Mowing services are now operating at full capacity. However, we ask for the community’s patience as we continue this extremely wet mowing season. Seasonal conditions have temporarily caused grass growth to exceed the capacity of our mowing teams. If rainfall persists over the next few days, this may be the wettest November on record in the ACT, following the seventh wettest winter on record and a very wet June.

Recent and expected further rainfall, combined with warming weather, are producing conditions conducive to vigorous vegetation growth and grass growth across the city. This is temporarily challenging the ability of crews to maintain grassed areas. In these cases we prioritise safety-related mowing to ensure line of sight along roads and that essential access is maintained. This may mean that we only mow part of an area, the section that is the highest priority, and return to the remaining area at a later time.

Mr Assistant Speaker, even with the best-laid plans, you cannot mow a lawn when it is wet. It is not safe for the drivers, it damages the equipment and it churns up the ground, as any home gardener can tell you. In such cases, “Be right back” signage, letting the community know that it is too wet to mow, has been installed to notify the community that the area is simply too wet to mow.

I do not think Mr Hanson will be going out this afternoon to mow his front lawn.

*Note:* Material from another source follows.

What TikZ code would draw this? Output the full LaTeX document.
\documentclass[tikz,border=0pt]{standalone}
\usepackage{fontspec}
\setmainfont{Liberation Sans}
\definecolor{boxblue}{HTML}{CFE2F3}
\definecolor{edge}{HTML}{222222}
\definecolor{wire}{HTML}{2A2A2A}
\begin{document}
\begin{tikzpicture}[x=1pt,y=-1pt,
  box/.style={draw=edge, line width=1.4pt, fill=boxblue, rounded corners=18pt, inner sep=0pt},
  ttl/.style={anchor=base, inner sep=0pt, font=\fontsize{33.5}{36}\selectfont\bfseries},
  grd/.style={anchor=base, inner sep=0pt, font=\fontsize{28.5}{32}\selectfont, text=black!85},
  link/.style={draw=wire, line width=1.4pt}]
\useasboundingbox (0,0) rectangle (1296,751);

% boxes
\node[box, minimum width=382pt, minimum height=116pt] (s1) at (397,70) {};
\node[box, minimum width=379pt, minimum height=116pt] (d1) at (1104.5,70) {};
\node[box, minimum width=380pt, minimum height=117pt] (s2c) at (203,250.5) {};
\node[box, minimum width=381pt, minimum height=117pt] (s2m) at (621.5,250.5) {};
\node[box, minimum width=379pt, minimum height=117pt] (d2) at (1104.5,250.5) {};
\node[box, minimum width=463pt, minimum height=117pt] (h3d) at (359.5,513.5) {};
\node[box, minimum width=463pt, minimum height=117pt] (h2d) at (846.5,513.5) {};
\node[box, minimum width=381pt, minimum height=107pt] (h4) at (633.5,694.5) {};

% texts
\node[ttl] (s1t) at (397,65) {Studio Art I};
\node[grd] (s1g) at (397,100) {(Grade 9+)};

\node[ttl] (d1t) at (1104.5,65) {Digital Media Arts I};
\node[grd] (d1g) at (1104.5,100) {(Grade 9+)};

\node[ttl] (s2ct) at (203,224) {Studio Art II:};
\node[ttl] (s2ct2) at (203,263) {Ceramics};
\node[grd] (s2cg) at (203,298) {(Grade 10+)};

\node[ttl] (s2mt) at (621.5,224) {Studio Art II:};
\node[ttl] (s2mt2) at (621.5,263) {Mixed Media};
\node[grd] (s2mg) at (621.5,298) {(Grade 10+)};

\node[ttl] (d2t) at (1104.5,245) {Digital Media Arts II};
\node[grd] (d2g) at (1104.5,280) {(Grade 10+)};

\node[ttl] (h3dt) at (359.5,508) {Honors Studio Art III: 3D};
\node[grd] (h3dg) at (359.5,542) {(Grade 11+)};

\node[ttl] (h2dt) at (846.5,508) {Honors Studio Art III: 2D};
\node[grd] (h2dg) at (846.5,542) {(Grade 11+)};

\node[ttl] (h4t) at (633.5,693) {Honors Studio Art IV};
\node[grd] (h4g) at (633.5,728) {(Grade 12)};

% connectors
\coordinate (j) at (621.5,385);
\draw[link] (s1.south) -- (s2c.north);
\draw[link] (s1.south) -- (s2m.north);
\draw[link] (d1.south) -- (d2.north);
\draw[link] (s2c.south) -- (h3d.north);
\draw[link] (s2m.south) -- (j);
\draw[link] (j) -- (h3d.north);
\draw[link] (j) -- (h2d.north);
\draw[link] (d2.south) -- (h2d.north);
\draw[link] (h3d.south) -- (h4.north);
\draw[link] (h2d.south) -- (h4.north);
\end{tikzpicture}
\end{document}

If he does, come and see me; we can give him a job! It is simply too wet for our mowers to get out there, and all of those rainy days are lost days in the mowing program. Despite all of that, our mowing crews are doing an incredible job in doing their best to get out and mow whenever it stops raining, to keep on top of the strong growth supported by this rain that we have seen. It really does not matter how many mowers you have; on a rainy day, you just cannot mow. That is a simple fact.

Even with the significant number of rain-affected days when mowing could not occur and with the vigorous growth that we have seen, our teams are currently running a week or two behind schedule, which is pretty good when you consider the combined impact of the La Nina weather conditions and of the COVID-19 lockdown on every sector of the ACT, including this one. I would like to thank our mowers and contractors for the work that they have been doing during this close-to-unprecedented rainfall. We will see in the coming days whether it is in fact unprecedented, which is, I know, a point that Ms Lawder has chosen to debate in the past.

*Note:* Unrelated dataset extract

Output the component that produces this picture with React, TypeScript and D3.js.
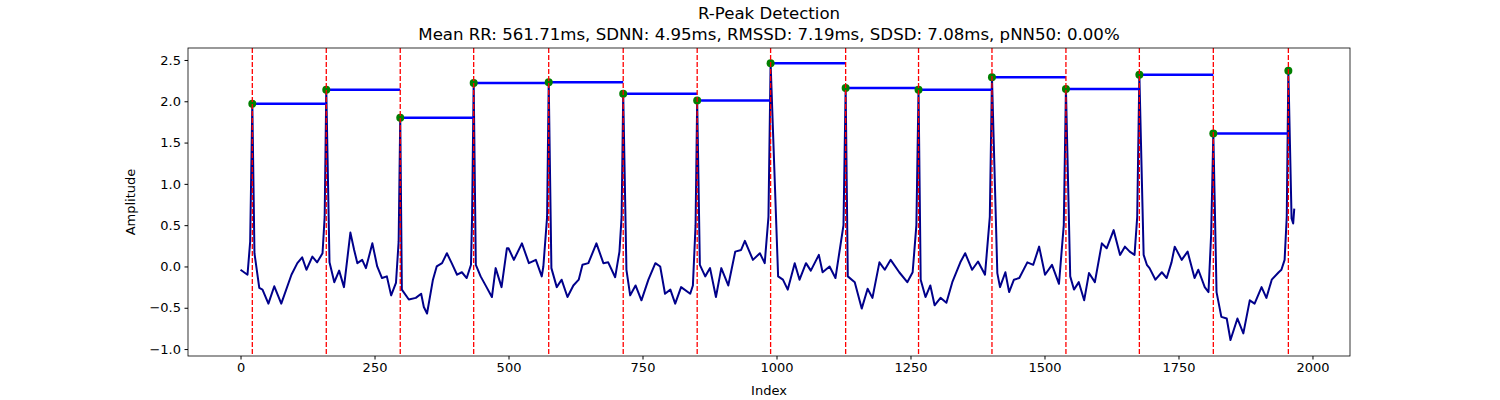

Touching on other aspects of the motion, I want to highlight that TCCS does have existing standard operating procedures and policies relating to environmental care, especially for stormwater and waterway contamination, as well as for controlling weeds. While it is not practicable to catch all grass clippings, other measures are taken to reduce the impact of nutrients on our waterways. While operating near stormwater drains or culverts, mowers keep their discharge direction facing away from the drain and take immediate action in the case of a spill or leak. When it comes to weeding, mowers prioritise working from clean areas towards infested areas in order to minimise the risk of weeds spreading. TCCS teams always clean their mower, trailer and towing vehicle when leaving a weed-infested area.